English in Brazil

The article below talks about Brazilians’s English abilities. I find her arguments a little weak. I think that learning a language has to do with developing the right habits that help you to practice and continually improve and increase your knowledge. What’s your opinion?

Força, English Teachers!

So two EFL proficiency studies have recently been updated. These studies are performed by English companies. The companies test the English levels and abilities of non-native speakers in many different countries. Though each study has some flaws, their results are pretty consistent and they’re the only data available, so they can at least give us a general idea.

On one test , Brazil scored 5th worst out of 54 countries.
On another test , Brazil scored 7th worst out of 80 countries.

That means Brazilians have some of the least fluent English in the world, despite the fact that Brazil has the highest number of English schools per capita out of every country studied.


It’s not because Brazilians are stupid by any means — it’s because almost all teachers are non-native with no experience with native English. It’s because most English schools are strictly for-profit endeavors focused more on turnover and selling overpriced teaching materials than on, you know, actually teaching English. It’s because most teachers rely on outdated teaching methods that have been proven to be unsuccessful (Audiolingual method, anyone?). It’s because relatively few Brazilians have regular contact with native English speakers and fluent, natural English. (Movies and Rhianna songs don’t count.) It’s because quality textbooks are insanely overpriced and therefore inaccessible to most learners.

In my opinion, education is weak in the country in general, so as I’ve written before , even we trained teachers face challenges trying to use things like deduction and critical thinking skills to teach a foreign language. Other linguistics studies have proven 2 things: 1. that people who have more abilities (i.e., a bigger vocabulary and higher reading levels) in their first language have an easier time learning a second language; and 2. language abilities and mathematical abilities go hand in hand — kids who receive a good education in math have an easier time learning a second language, and vice versa. (That link I just posted above reaffirms what I wrote in that post that I linked to — it’s because both math and language learning rely on deduction!)

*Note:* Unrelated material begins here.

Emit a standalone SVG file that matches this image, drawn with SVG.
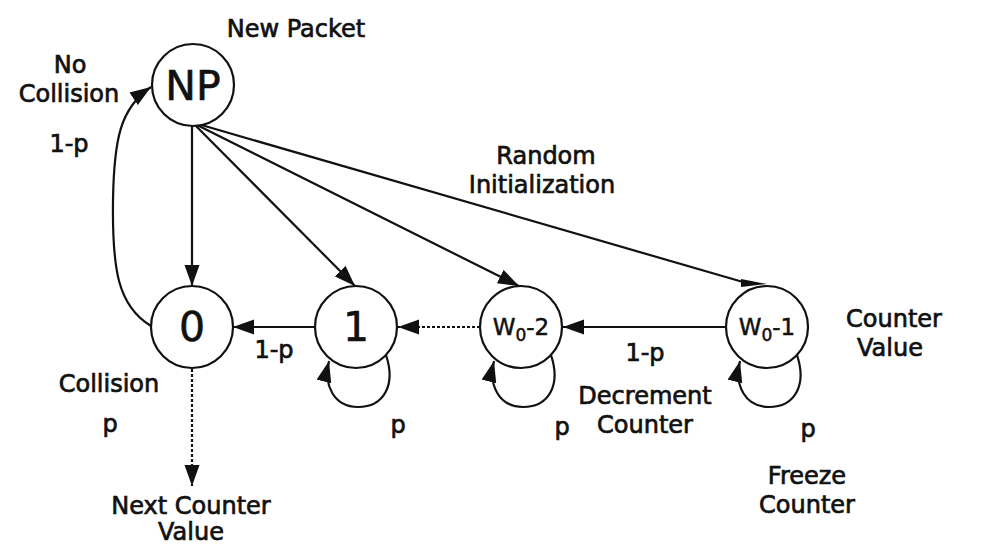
<svg xmlns="http://www.w3.org/2000/svg" width="985" height="548" viewBox="0 0 985 548">
<style>
  .node circle { fill: #fff; stroke: #111; stroke-width: 2.2; }
  .big { font-family: "DejaVu Sans", Verdana, sans-serif; font-size: 41px; fill: #111; text-anchor: middle; stroke: #111; stroke-width: 0.6; }
  .w { font-family: "DejaVu Sans", Verdana, sans-serif; font-size: 23px; fill: #111; text-anchor: middle; stroke: #111; stroke-width: 0.5; }
  .lbl { font-family: "DejaVu Sans", Verdana, sans-serif; font-size: 24px; fill: #111; text-anchor: middle; stroke: #111; stroke-width: 0.7; }
  .edge { fill: none; stroke: #111; stroke-width: 2.2; marker-end: url(#arrow); }
  .dot { stroke-dasharray: 3 2; }
</style>
<defs>
  <marker id="arrow" markerUnits="userSpaceOnUse" markerWidth="22" markerHeight="16" refX="21" refY="7.5" orient="auto">
    <path d="M0,0 L21,7.5 L0,15 z" fill="#111"/>
  </marker>
</defs>
<rect width="985" height="548" fill="#fff"/>

<g id="connectors">
  <path class="edge" d="M192,126 L192,286"/>
  <path class="edge" d="M196,126 L355,286"/>
  <path class="edge" d="M197,125 L519,286"/>
  <path fill="none" stroke="#111" stroke-width="2.2" d="M198,124 L743,282"/>
  <polygon points="741,279 767,284 741,287" fill="#111"/>
  <path class="edge" d="M315,327 L233,327"/>
  <path class="edge dot" d="M480,327 L398,327"/>
  <path class="edge" d="M725,327 L563,327"/>
  <path class="edge dot" d="M192,369 L192,486"/>
  <path class="edge" d="M151,326 C118,306 112,270 113,200 C114,140 120,108 151,87"/>
  <path class="edge" d="M386,355 C396,385 384,407 358,407 C334,407 323,385 329,361"/>
  <path class="edge" d="M551,355 C561,385 549,407 523,407 C499,407 488,385 494,361"/>
  <path class="edge" d="M797,355 C807,385 795,407 769,407 C745,407 734,385 740,361"/>
</g>

<g id="node-NP" class="node">
  <circle cx="193" cy="85" r="41"/>
  <text class="big" x="193" y="100">NP</text>
</g>
<g id="node-0" class="node">
  <circle cx="192" cy="327" r="41"/>
  <text class="big" x="192" y="341">0</text>
</g>
<g id="node-1" class="node">
  <circle cx="356" cy="327" r="41"/>
  <text class="big" x="356" y="341">1</text>
</g>
<g id="node-W0-2" class="node">
  <circle cx="521" cy="327" r="41"/>
  <text class="w" x="521" y="335">W<tspan font-size="17" dy="6">0</tspan><tspan dy="-6">-2</tspan></text>
</g>
<g id="node-W0-1" class="node">
  <circle cx="767" cy="327" r="41"/>
  <text class="w" x="767" y="335">W<tspan font-size="17" dy="6">0</tspan><tspan dy="-6">-1</tspan></text>
</g>

<g id="labels">
  <text class="lbl" x="296" y="37">New Packet</text>
  <text class="lbl" x="70" y="73">No</text>
  <text class="lbl" x="69" y="102">Collision</text>
  <text class="lbl" x="69" y="152">1-p</text>
  <text class="lbl" x="546" y="164">Random</text>
  <text class="lbl" x="542" y="193">Initialization</text>
  <text class="lbl" x="274" y="358">1-p</text>
  <text class="lbl" x="645" y="361">1-p</text>
  <text class="lbl" x="109" y="392">Collision</text>
  <text class="lbl" x="110" y="432">p</text>
  <text class="lbl" x="398" y="433">p</text>
  <text class="lbl" x="562" y="435">p</text>
  <text class="lbl" x="808" y="437">p</text>
  <text class="lbl" x="645" y="404">Decrement</text>
  <text class="lbl" x="645" y="433">Counter</text>
  <text class="lbl" x="807" y="484">Freeze</text>
  <text class="lbl" x="807" y="513">Counter</text>
  <text class="lbl" x="894" y="327">Counter</text>
  <text class="lbl" x="890" y="356">Value</text>
  <text class="lbl" x="191" y="514">Next Counter</text>
  <text class="lbl" x="191" y="540">Value</text>
</g>
</svg>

Anyway, these results are frustrating, but that’s just because they remind me about the frustrating aspects of my job. We English teachers here in Brazil certainly have our work cut out for us! Let’s hope these statistics improve sooner than later.


Key Terms…
  • weak ↔ fraco
  • has to do with ↔ tem a ver com
  • continually improve ↔ melhorar continuamente
  • knowledge ↔ conhecimento
  • So ↔ Então
  • updated ↔ atualizados
  • performed ↔ realizada
  • levels ↔ níveis
  • flaws ↔ falhas
  • scored ↔ marcou
  • of the least ↔ dos menos
  • despite ↔ apesar de
  • the highest ↔ a maior
  • out of every country studied ↔ de cada país estudado
  • strictly for-profit ↔ estritamente para fins lucrativos
  • endeavors ↔ empreendimentos
  • turnover ↔ volume de negócios (número de estudantes entrando e saindo)
  • overpriced ↔ caríssimo
  • rely on ↔ dependem de
  • outdated ↔ desatualizado, antiquado
  • insanely ↔ loucamente
  • weak ↔ fraco
  • trained teachers ↔ professores formados
  • critical thinking skills ↔ habilidades de pensamento crítico
  • higher reading levels ↔ níveis de leitura mais elevados
  • go hand in hand ↔ são relacionados, ocorrem paralelamente, são indissociáveis
  • have our work cut out for us ↔ temos um grande desafio
  • sooner than later ↔ logo (em vez de mais tarde)


go hand in hand são relacionados, ocorrem paralelamente, são indissociáveis
if two things go hand in hand, they exist together and are connected with each other
Crime usually goes hand in hand with poor economic conditions.
I thought ability in math and music were supposed to go hand in hand, but Tyler’s much better in music than math.
have our work cut out for us temos um grande desafio
To face a large task or project.
If he plans to translate all the idioms, he has his work cut out for him.
if you have your work cut out, you have something very difficult to do
We’re training a completely new team, so we’ve got our work cut out for us.
sooner than later logo (em vez de mais tarde)

sooner than later:

In the fairly near future; fairly soon.

My heart says sooner than later but my head says procrastination is more likely.  
He never seems to put pressure on himself to get things done sooner than later.